Sebagaimana konsep kepemilikan, konsep kebebasan dalam berekonomi menurut Islam, tidak boleh keluar dari aturan-aturan syari’at. Bahwa manusia diberi keluasan dan keleluasaan oleh Allah untuk berusaha mencari rizki Allah pada segala bidang, ya. Namun tetap pada koridor usaha yang tidak melanggar aturan –Nya. Firman Allah swt:

فَإِذَا قُضِيَتِ الصَّلاَةُ فَانْتَشِرُوا فِي اْلأَرْضِ وَابْتَغُوا مِن فَضْلِ اللهِ وَاذْكُرُوا اللهَ كَثِيرًا لَّعَلَّكُمْ تُفْلِحُونَ {10} وَإِذَا رَأَوْا تِجَارَةً أَوْ لَهْوًا انفَضُّوا إِلَيْهَا وَتَرَكُوكَ قَآئِمًا قُلْ مَاعِندَ اللهِ خَيْرُُ مِّنَ اللَّهْوِ وَمِنَ التِّجَارَةِ وَاللهُ خَيْرُ الرَّازِقِينَ {11}
Artinya: “Apabila telah ditunaikan shalat, maka bertebaranlah kamu di muka bumi; dan carilah karunia Allah dan ingatlah Allah banyak-banyak supaya kamu beruntung. (QS. 62:10)Dan apabila mereka melihat perniagaan atau permainan, mereka bubar untuk menuju kepadanya dan mereka tinggalkan kamu sedang berdiri (berkhotbah). Katakanlah:”Apa yang di sisi Allah adalah lebih baik daripada permainan dan perniagaan”, dan Allah sebaik-baik Pemberi rezki. (QS. 62:11)

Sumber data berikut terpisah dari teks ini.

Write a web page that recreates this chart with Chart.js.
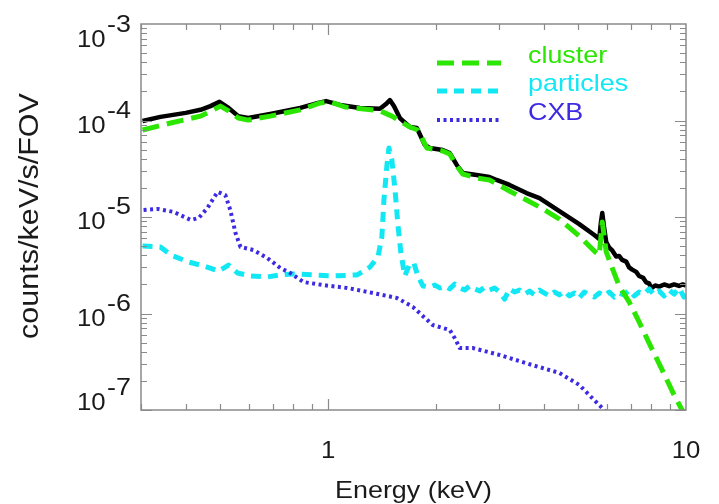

Kebebasan ekonomi Islam adalah kebebasan berakhlaq. Berakhlaq dalam berkonsumsi, berproduksi dan berdistribusi. Dengan kebebasan berkreasi dan berkompetisi akan melahirkan produktifitas dalam ekonomi. Dengan dasar ayat diatas juga, Islam menyarankan manusia untuk produktif. Kegiatan produksi adalah bagian penting dalam perekonomian.